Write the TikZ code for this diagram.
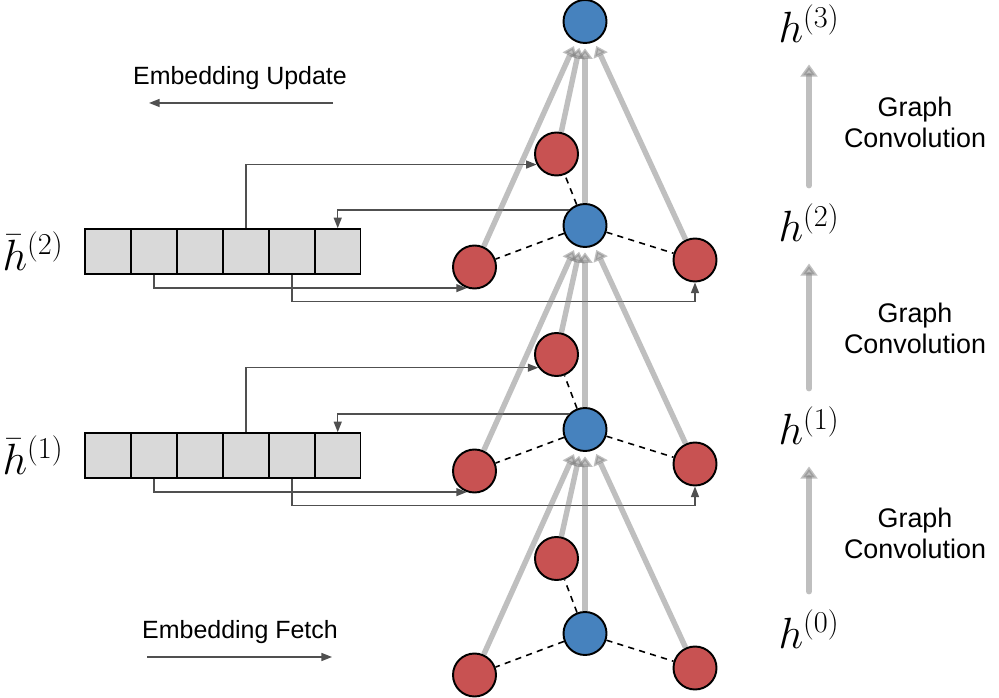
\documentclass[tikz,border=0pt]{standalone}
\usepackage{fontspec}
\setsansfont{Liberation Sans}
\usetikzlibrary{arrows.meta}
\definecolor{hubblue}{RGB}{70,130,190}
\definecolor{nbrred}{RGB}{200,82,82}
\definecolor{cellgray}{RGB}{217,217,217}
\definecolor{linkgray}{RGB}{80,80,80}

\begin{document}
\begin{tikzpicture}[
  font=\sffamily,
  hub/.style={circle,draw,line width=1.1pt,fill=hubblue,minimum size=0.86cm,inner sep=0pt},
  nbr/.style={hub,fill=nbrred},
  cell/.style={draw,line width=0.85pt,fill=cellgray,minimum width=0.919cm,minimum height=0.9cm,inner sep=0pt},
  link/.style={draw=linkgray,line width=0.85pt,-{Triangle[length=6pt,width=4.5pt]}},
  conv/.style={draw=gray,opacity=0.5,line width=3.1pt,-{Triangle[length=6pt,width=8.5pt]},shorten >=2.5pt},
  stage/.style={draw=gray,opacity=0.5,line width=3.4pt,line cap=round,-{Triangle[length=7pt,width=9.5pt]}},
  hlab/.style={font=\fontsize{24}{28}\selectfont,inner sep=0pt,anchor=base},
  emb/.style={font=\sffamily\fontsize{14.2}{17}\selectfont},
  gc/.style={font=\sffamily\fontsize{15.3}{17.6}\selectfont,align=center}
]
\useasboundingbox (0,0) rectangle (19.98,13.94);

\foreach \k/\y/\up in {0/1.27/1.5,1/5.35/1.5,2/9.43/1.43}{
  \node[hub] (b\k) at (11.7,\y) {};
  \node[nbr] (u\k) at (11.13,\y+\up) {};
  \node[nbr] (l\k) at (9.49,\y-0.83) {};
  \node[nbr] (r\k) at (13.9,\y-0.69) {};
  \foreach \s in {u,l,r}
    \draw[dash pattern=on 3.5pt off 3pt,line width=0.9pt] (b\k) -- (\s\k);
}
\node[hub] (b3) at (11.7,13.51) {};

\foreach \k/\y in {1/4.83,2/8.91}{
  \foreach \i in {1,...,6}
    \node[cell] (c\k\i) at (1.7+0.919*\i-0.4595,\y) {};
  \node[font=\fontsize{24}{28}\selectfont,inner sep=0pt] (hb\k) at (0.66,\y) {$\bar{h}^{(\k)}$};
}

\foreach \k/\ua/\ba in {1/216/137,2/208/136}{
  \draw[link] (c\k4.north) |- (u\k.\ua);
  \draw[link] (b\k.\ba) -| (c\k6.north);
  \draw[link] (c\k2.south) |- (l\k.250);
  \draw[link] (c\k5.south) -- ++(0,-0.54) -| (r\k.south);
}

\foreach \k/\n in {0/1,1/2,2/3}
  \foreach \s in {u,l,b,r}
    \draw[conv] (\s\k) -- (b\n);

\foreach \k/\y in {0/0.98,1/5.04,2/9.10,3/13.08}
  \node[hlab] (h\k) at (16.18,\y) {$h^{(\k)}$};
\foreach \k/\n/\y in {0/1/3.27,1/2/7.37,2/3/11.49}{
  \draw[stage,shorten <=10pt,shorten >=12pt] (h\k.north) -- (h\n.south);
  \node[gc] (gc\k) at (18.3,\y) {Graph\\Convolution};
}

\node[emb] (upd) at (4.8,12.38) {Embedding Update};
\coordinate (upd-a) at (6.66,11.88);
\coordinate (upd-b) at (2.98,11.88);
\draw[link] (upd-a) -- (upd-b);
\node[emb] (fet) at (4.8,1.30) {Embedding Fetch};
\coordinate (fet-a) at (2.94,0.80);
\coordinate (fet-b) at (6.64,0.80);
\draw[link] (fet-a) -- (fet-b);
\end{tikzpicture}
\end{document}
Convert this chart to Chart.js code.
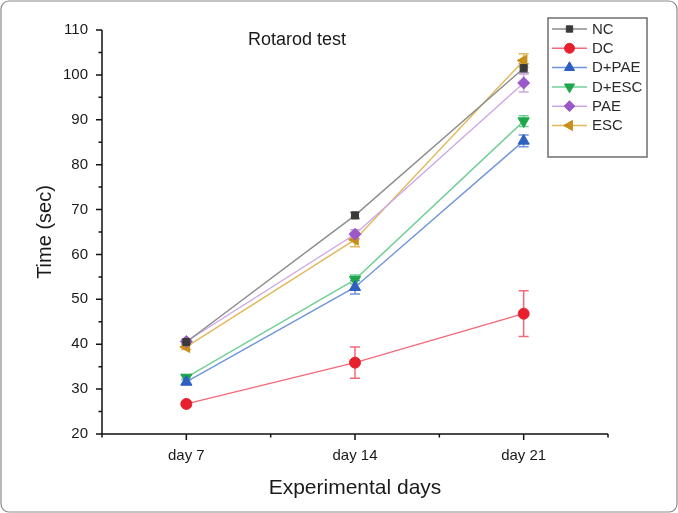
<!DOCTYPE html>
<html>
<head>
<meta charset="utf-8">
<script src="https://cdn.jsdelivr.net/npm/chart.js@4.4.1/dist/chart.umd.min.js"></script>
<style>
html,body{margin:0;padding:0;background:#fff;}
#wrap{position:relative;width:678px;height:513px;}
</style>
</head>
<body>
<div id="wrap"><canvas id="c" width="678" height="513"></canvas></div>
<script>
const categories = ['day 7', 'day 14', 'day 21'];
const seriesNames = ['NC', 'DC', 'D+PAE', 'D+ESC', 'PAE', 'ESC'];
const NC     = [40.5, 68.7, 101.5];
const NC_err = [0.5, 0.7, 1.0];
const DC     = [26.7, 35.9, 46.8];
const DC_err = [0.5, 3.5, 5.1];
const DPAE     = [31.6, 52.7, 85.3];
const DPAE_err = [0.6, 1.5, 1.3];
const DESC     = [32.6, 54.4, 89.7];
const DESC_err = [0.5, 1.0, 1.2];
const PAE     = [40.6, 64.5, 98.2];
const PAE_err = [0.5, 1.0, 2.0];
const ESC     = [39.4, 63.3, 103.2];
const ESC_err = [0.6, 1.6, 1.5];
const yTicks = [20, 30, 40, 50, 60, 70, 80, 90, 100, 110];

const styles = [
  {line:'#8c8c8c', mark:'#3a3a3a', ps:'rect', rot:0, r:5},
  {line:'#f26a78', mark:'#e8202e', ps:'circle', rot:0, r:5.5},
  {line:'#6f95dc', mark:'#2f5fc0', ps:'triangle', rot:0, r:6.5},
  {line:'#72cf98', mark:'#1fa64d', ps:'triangle', rot:180, r:6.5},
  {line:'#cda6e4', mark:'#9b59c8', ps:'rectRot', rot:0, r:6},
  {line:'#e2b85a', mark:'#c8901a', ps:'triangle', rot:-90, r:6.5}
];
const values = [NC, DC, DPAE, DESC, PAE, ESC];
const errors = [NC_err, DC_err, DPAE_err, DESC_err, PAE_err, ESC_err];

const datasets = values.map((v, i) => ({
  label: seriesNames[i],
  data: v,
  errs: errors[i],
  borderColor: styles[i].line,
  backgroundColor: styles[i].mark,
  pointBackgroundColor: styles[i].mark,
  pointBorderColor: styles[i].mark,
  pointBorderWidth: 1,
  pointStyle: styles[i].ps,
  pointRotation: styles[i].rot,
  pointRadius: styles[i].r,
  borderWidth: 1.4,
  tension: 0,
  fill: false
}));

const AXW = 102, AXH = 79;
const FONT = '"Liberation Sans", Arial, sans-serif';

const deco = {
  id: 'deco',
  beforeDatasetsDraw(chart) {
    const ctx = chart.ctx;
    const x = chart.scales.x, y = chart.scales.y;
    chart.data.datasets.forEach((ds, i) => {
      ctx.save();
      ctx.strokeStyle = ds.borderColor;
      ctx.lineWidth = 1.5;
      ds.data.forEach((v, j) => {
        const px = x.getPixelForValue(j);
        const e = ds.errs[j];
        const t = y.getPixelForValue(v + e), b = y.getPixelForValue(v - e);
        ctx.beginPath();
        ctx.moveTo(px, t); ctx.lineTo(px, b);
        ctx.moveTo(px - 5, t); ctx.lineTo(px + 5, t);
        ctx.moveTo(px - 5, b); ctx.lineTo(px + 5, b);
        ctx.stroke();
      });
      ctx.restore();
    });
  },
  afterDraw(chart) {
    const ctx = chart.ctx;
    const x = chart.scales.x, y = chart.scales.y;
    const L = x.left, R = x.right, T = y.top, B = y.bottom;
    ctx.save();
    ctx.strokeStyle = '#111';
    ctx.lineWidth = 1.5;
    ctx.beginPath();
    ctx.moveTo(L, T); ctx.lineTo(L, B); ctx.lineTo(R, B);
    for (let v = 20; v <= 110; v += 5) {
      const py = y.getPixelForValue(v);
      const len = (v % 10 === 0) ? 6 : 3.5;
      ctx.moveTo(L, py); ctx.lineTo(L - len, py);
    }
    for (let k = -0.5; k <= 2.5; k += 0.5) {
      const px = (k === -0.5) ? L : (k === 2.5 ? R : x.getPixelForValue(k));
      const len = (Number.isInteger(k)) ? 6 : 3.5;
      ctx.moveTo(px, B); ctx.lineTo(px, B + len);
    }
    ctx.stroke();

    ctx.fillStyle = '#1a1a1a';
    ctx.font = '21px ' + FONT;
    ctx.textAlign = 'center';
    ctx.textBaseline = 'middle';
    ctx.fillText('Experimental days', (L + R) / 2, 488);
    ctx.save();
    ctx.translate(45, (T + B) / 2);
    ctx.rotate(-Math.PI / 2);
    ctx.font = '20px ' + FONT;
    ctx.fillText('Time (sec)', 0, 0);
    ctx.restore();
    ctx.font = '18px ' + FONT;
    ctx.fillText('Rotarod test', 297, 40);

    const lx = 548, ly = 18, lw = 99, lh = 139;
    ctx.fillStyle = '#fff';
    ctx.fillRect(lx, ly, lw, lh);
    ctx.strokeStyle = '#6e6e6e';
    ctx.lineWidth = 1.5;
    ctx.strokeRect(lx, ly, lw, lh);
    chart.data.datasets.forEach((ds, i) => {
      const cy = 29 + i * 19.3;
      ctx.strokeStyle = ds.borderColor;
      ctx.lineWidth = 1.5;
      ctx.beginPath(); ctx.moveTo(552, cy); ctx.lineTo(587, cy); ctx.stroke();
      ctx.fillStyle = ds.pointBackgroundColor;
      ctx.strokeStyle = ds.pointBorderColor;
      ctx.lineWidth = 1;
      Chart.helpers.drawPoint(ctx, {pointStyle: ds.pointStyle, rotation: ds.pointRotation, radius: ds.pointRadius * 0.9, borderWidth: 1}, 569.5, cy);
      ctx.fillStyle = '#2a2a2a';
      ctx.font = '15px ' + FONT;
      ctx.textAlign = 'left';
      ctx.textBaseline = 'middle';
      ctx.fillText(ds.label, 592, cy + 0.5);
    });

    ctx.strokeStyle = '#8a8a8a';
    ctx.lineWidth = 1.2;
    ctx.beginPath();
    ctx.roundRect(1, 1, 676, 511, 8);
    ctx.stroke();
    ctx.restore();
  }
};

new Chart(document.getElementById('c'), {
  type: 'line',
  data: { labels: categories, datasets },
  options: {
    responsive: false,
    animation: false,
    devicePixelRatio: 1,
    layout: { padding: { top: 30, right: 70, left: 0, bottom: 0 } },
    plugins: { legend: { display: false }, title: { display: false }, tooltip: { enabled: false } },
    scales: {
      x: {
        type: 'category',
        offset: true,
        grid: { display: true, drawOnChartArea: false, drawTicks: true, tickLength: 6, tickColor: 'rgba(0,0,0,0)' },
        border: { display: false },
        ticks: { color: '#1a1a1a', font: { size: 15, family: FONT }, padding: 7, maxRotation: 0 },
        afterFit(s) { s.height = AXH; }
      },
      y: {
        min: 20, max: 110,
        afterBuildTicks(s) { s.ticks = yTicks.map(v => ({ value: v })); },
        grid: { display: true, drawOnChartArea: false, drawTicks: true, tickLength: 6, tickColor: 'rgba(0,0,0,0)' },
        border: { display: false },
        ticks: { color: '#1a1a1a', font: { size: 15, family: FONT }, padding: 8 },
        afterFit(s) { s.width = AXW; }
      }
    }
  },
  plugins: [deco]
});
</script>
</body>
</html>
★ ★ ★ ★ ★ ★ ★
Stated problem:
Quote only the lines running from the line with "Convert this chart to Chart.js code." to the line with "90, 100, 110];", ends included, exactly as they appear and without the pictures.

Written response:
Convert this chart to Chart.js code.
<!DOCTYPE html>
<html>
<head>
<meta charset="utf-8">
<script src="https://cdn.jsdelivr.net/npm/chart.js@4.4.1/dist/chart.umd.min.js"></script>
<style>
html,body{margin:0;padding:0;background:#fff;}
#wrap{position:relative;width:678px;height:513px;}
</style>
</head>
<body>
<div id="wrap"><canvas id="c" width="678" height="513"></canvas></div>
<script>
const categories = ['day 7', 'day 14', 'day 21'];
const seriesNames = ['NC', 'DC', 'D+PAE', 'D+ESC', 'PAE', 'ESC'];
const NC     = [40.5, 68.7, 101.5];
const NC_err = [0.5, 0.7, 1.0];
const DC     = [26.7, 35.9, 46.8];
const DC_err = [0.5, 3.5, 5.1];
const DPAE     = [31.6, 52.7, 85.3];
const DPAE_err = [0.6, 1.5, 1.3];
const DESC     = [32.6, 54.4, 89.7];
const DESC_err = [0.5, 1.0, 1.2];
const PAE     = [40.6, 64.5, 98.2];
const PAE_err = [0.5, 1.0, 2.0];
const ESC     = [39.4, 63.3, 103.2];
const ESC_err = [0.6, 1.6, 1.5];
const yTicks = [20, 30, 40, 50, 60, 70, 80, 90, 100, 110];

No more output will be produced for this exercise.